• Source material
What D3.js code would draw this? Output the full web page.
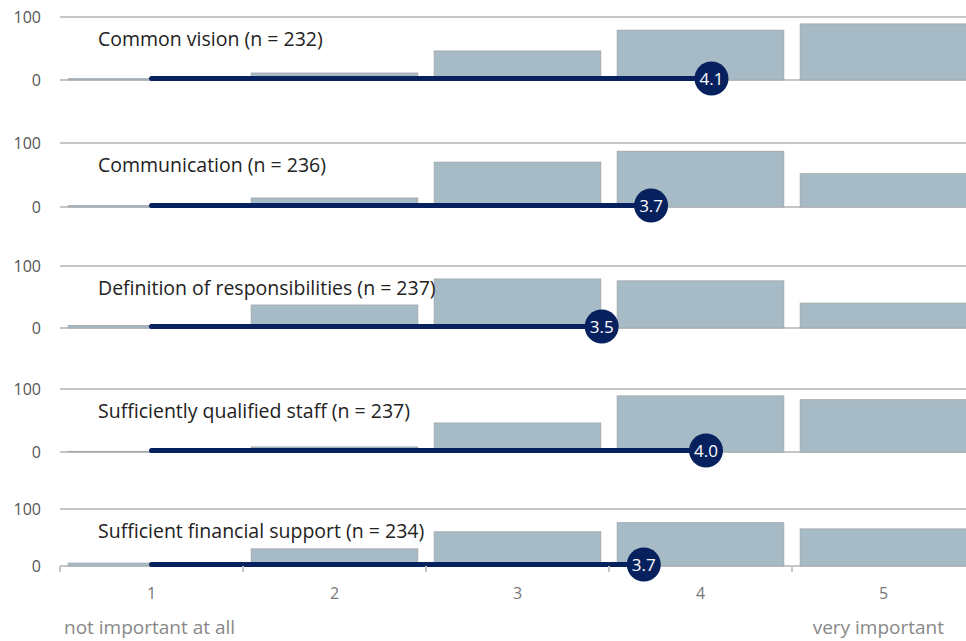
<!DOCTYPE html>
<html>
<head>
<meta charset="utf-8">
<script src="https://cdn.jsdelivr.net/npm/d3@7"></script>
<style>
  body { margin: 0; background: #fff; overflow: hidden; }
  svg { display: block; font-family: "Open Sans", "Noto Sans", sans-serif; }
</style>
</head>
<body>
<svg id="chart"></svg>
<script>
// answer categories and end labels
const scaleTicks = ["1", "2", "3", "4", "5"]
const lowLabel = "not important at all"
const highLabel = "very important"

// items, sample sizes, means
const items = ["Common vision", "Communication", "Definition of responsibilities",
    "Sufficiently qualified staff", "Sufficient financial support"]
const nValues = [232, 236, 237, 237, 234]
const means = [4.06, 3.73, 3.46, 4.03, 3.69]

// answer counts per item (1..5)
const countsCommonVision = [2, 11, 46, 79, 89]
const countsCommunication = [2, 14, 70, 87, 52]
const countsResponsibilities = [4, 37, 79, 76, 40]
const countsStaff = [1, 8, 46, 89, 83]
const countsFinancial = [5, 30, 60, 76, 65]
const counts = [countsCommonVision, countsCommunication, countsResponsibilities, countsStaff, countsFinancial]

const yTicks = [0, 100]

const width = 966
const height = 641
const left = 60
const right = 975
// panel layout (top = 100 line, bottom = 0 line)
const rowTops = [17, 143, 266, 389, 509]
const rowBottoms = [80, 207, 328, 452, 566]

const svg = d3.select("#chart")
    .attr("width", width)
    .attr("height", height)

const x = d3.scaleBand()
    .domain(scaleTicks)
    .range([left, right])
    .paddingInner(0.09)
    .paddingOuter(0.045)

const xMean = d3.scaleLinear()
    .domain([1, 5])
    .range([x("1") + x.bandwidth() / 2, x("5") + x.bandwidth() / 2])

items.forEach(function(item, i) {
    const y = d3.scaleLinear()
        .domain([0, 100])
        .range([rowBottoms[i], rowTops[i]])

    const g = svg.append("g")

    // top gridline and baseline
    g.selectAll("line.grid")
        .data(yTicks)
        .enter()
        .append("line")
        .attr("x1", left)
        .attr("x2", right)
        .attr("y1", d => y(d))
        .attr("y2", d => y(d))
        .attr("stroke", "#c6c6c6")
        .attr("stroke-width", 2)

    // y labels
    g.selectAll("text.ylab")
        .data(yTicks)
        .enter()
        .append("text")
        .attr("x", 41)
        .attr("y", d => y(d))
        .attr("dy", "0.35em")
        .attr("text-anchor", "end")
        .attr("font-size", 16)
        .attr("fill", "#555")
        .text(d => d)

    // bars
    g.selectAll("rect")
        .data(counts[i])
        .enter()
        .append("rect")
        .attr("x", (d, j) => x(scaleTicks[j]))
        .attr("width", x.bandwidth())
        .attr("y", d => y(d))
        .attr("height", d => y(0) - y(d))
        .attr("fill", "#a7bbc7")
        .attr("stroke", "#a3abb0")
        .attr("stroke-width", 1)

    // item title
    g.append("text")
        .attr("x", 98)
        .attr("y", rowTops[i] + 29)
        .attr("font-size", 19.5)
        .attr("fill", "#222")
        .text(`${item} (n = ${nValues[i]})`)

    // mean line
    g.append("line")
        .attr("x1", xMean(1))
        .attr("x2", xMean(means[i]))
        .attr("y1", y(0) - 1.5)
        .attr("y2", y(0) - 1.5)
        .attr("stroke", "#07215e")
        .attr("stroke-width", 5)
        .attr("stroke-linecap", "round")

    g.append("circle")
        .attr("cx", xMean(means[i]))
        .attr("cy", y(0) - 1.5)
        .attr("r", 17)
        .attr("fill", "#07215e")

    g.append("text")
        .attr("x", xMean(means[i]))
        .attr("y", y(0) - 1.5)
        .attr("dy", "0.36em")
        .attr("text-anchor", "middle")
        .attr("font-size", 17)
        .attr("fill", "#fff")
        .text(d3.format(".1f")(means[i]))
})

// bottom axis
const axisY = rowBottoms[rowBottoms.length - 1]
const axisG = svg.append("g")
    .attr("transform", `translate(0,${axisY})`)

axisG.call(d3.axisBottom(x).tickSize(0).tickPadding(22))
axisG.select(".domain").remove()
axisG.selectAll("text")
    .attr("font-family", "\"Open Sans\", sans-serif")
    .attr("font-size", 16)
    .attr("fill", "#777")

const boundaries = scaleTicks.map(d => x(d) - x.step() * x.paddingInner() / 2)
boundaries[0] = left
axisG.selectAll("line.bound")
    .data(boundaries)
    .enter()
    .append("line")
    .attr("x1", d => d)
    .attr("x2", d => d)
    .attr("y1", 0)
    .attr("y2", 6)
    .attr("stroke", "#c6c6c6")
    .attr("stroke-width", 2)

svg.append("text")
    .attr("x", 64)
    .attr("y", 634)
    .attr("font-size", 19)
    .attr("fill", "#888")
    .text(lowLabel)

svg.append("text")
    .attr("x", 944)
    .attr("y", 634)
    .attr("text-anchor", "end")
    .attr("font-size", 19)
    .attr("fill", "#888")
    .text(highLabel)
</script>
</body>
</html>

• Stated goal
Without including any pictures, print all of the material exactly as given.

• Output for this task
What D3.js code would draw this? Output the full web page.
<!DOCTYPE html>
<html>
<head>
<meta charset="utf-8">
<script src="https://cdn.jsdelivr.net/npm/d3@7"></script>
<style>
  body { margin: 0; background: #fff; overflow: hidden; }
  svg { display: block; font-family: "Open Sans", "Noto Sans", sans-serif; }
</style>
</head>
<body>
<svg id="chart"></svg>
<script>
// answer categories and end labels
const scaleTicks = ["1", "2", "3", "4", "5"]
const lowLabel = "not important at all"
const highLabel = "very important"

// items, sample sizes, means
const items = ["Common vision", "Communication", "Definition of responsibilities",
    "Sufficiently qualified staff", "Sufficient financial support"]
const nValues = [232, 236, 237, 237, 234]
const means = [4.06, 3.73, 3.46, 4.03, 3.69]

// answer counts per item (1..5)
const countsCommonVision = [2, 11, 46, 79, 89]
const countsCommunication = [2, 14, 70, 87, 52]
const countsResponsibilities = [4, 37, 79, 76, 40]
const countsStaff = [1, 8, 46, 89, 83]
const countsFinancial = [5, 30, 60, 76, 65]
const counts = [countsCommonVision, countsCommunication, countsResponsibilities, countsStaff, countsFinancial]

const yTicks = [0, 100]

const width = 966
const height = 641
const left = 60
const right = 975
// panel layout (top = 100 line, bottom = 0 line)
const rowTops = [17, 143, 266, 389, 509]
const rowBottoms = [80, 207, 328, 452, 566]

const svg = d3.select("#chart")
    .attr("width", width)
    .attr("height", height)

const x = d3.scaleBand()
    .domain(scaleTicks)
    .range([left, right])
    .paddingInner(0.09)
    .paddingOuter(0.045)

const xMean = d3.scaleLinear()
    .domain([1, 5])
    .range([x("1") + x.bandwidth() / 2, x("5") + x.bandwidth() / 2])

items.forEach(function(item, i) {
    const y = d3.scaleLinear()
        .domain([0, 100])
        .range([rowBottoms[i], rowTops[i]])

    const g = svg.append("g")

    // top gridline and baseline
    g.selectAll("line.grid")
        .data(yTicks)
        .enter()
        .append("line")
        .attr("x1", left)
        .attr("x2", right)
        .attr("y1", d => y(d))
        .attr("y2", d => y(d))
        .attr("stroke", "#c6c6c6")
        .attr("stroke-width", 2)

    // y labels
    g.selectAll("text.ylab")
        .data(yTicks)
        .enter()
        .append("text")
        .attr("x", 41)
        .attr("y", d => y(d))
        .attr("dy", "0.35em")
        .attr("text-anchor", "end")
        .attr("font-size", 16)
        .attr("fill", "#555")
        .text(d => d)

    // bars
    g.selectAll("rect")
        .data(counts[i])
        .enter()
        .append("rect")
        .attr("x", (d, j) => x(scaleTicks[j]))
        .attr("width", x.bandwidth())
        .attr("y", d => y(d))
        .attr("height", d => y(0) - y(d))
        .attr("fill", "#a7bbc7")
        .attr("stroke", "#a3abb0")
        .attr("stroke-width", 1)

    // item title
    g.append("text")
        .attr("x", 98)
        .attr("y", rowTops[i] + 29)
        .attr("font-size", 19.5)
        .attr("fill", "#222")
        .text(`${item} (n = ${nValues[i]})`)

    // mean line
    g.append("line")
        .attr("x1", xMean(1))
        .attr("x2", xMean(means[i]))
        .attr("y1", y(0) - 1.5)
        .attr("y2", y(0) - 1.5)
        .attr("stroke", "#07215e")
        .attr("stroke-width", 5)
        .attr("stroke-linecap", "round")

    g.append("circle")
        .attr("cx", xMean(means[i]))
        .attr("cy", y(0) - 1.5)
        .attr("r", 17)
        .attr("fill", "#07215e")

    g.append("text")
        .attr("x", xMean(means[i]))
        .attr("y", y(0) - 1.5)
        .attr("dy", "0.36em")
        .attr("text-anchor", "middle")
        .attr("font-size", 17)
        .attr("fill", "#fff")
        .text(d3.format(".1f")(means[i]))
})

// bottom axis
const axisY = rowBottoms[rowBottoms.length - 1]
const axisG = svg.append("g")
    .attr("transform", `translate(0,${axisY})`)

axisG.call(d3.axisBottom(x).tickSize(0).tickPadding(22))
axisG.select(".domain").remove()
axisG.selectAll("text")
    .attr("font-family", "\"Open Sans\", sans-serif")
    .attr("font-size", 16)
    .attr("fill", "#777")

const boundaries = scaleTicks.map(d => x(d) - x.step() * x.paddingInner() / 2)
boundaries[0] = left
axisG.selectAll("line.bound")
    .data(boundaries)
    .enter()
    .append("line")
    .attr("x1", d => d)
    .attr("x2", d => d)
    .attr("y1", 0)
    .attr("y2", 6)
    .attr("stroke", "#c6c6c6")
    .attr("stroke-width", 2)

svg.append("text")
    .attr("x", 64)
    .attr("y", 634)
    .attr("font-size", 19)
    .attr("fill", "#888")
    .text(lowLabel)

svg.append("text")
    .attr("x", 944)
    .attr("y", 634)
    .attr("text-anchor", "end")
    .attr("font-size", 19)
    .attr("fill", "#888")
    .text(highLabel)
</script>
</body>
</html>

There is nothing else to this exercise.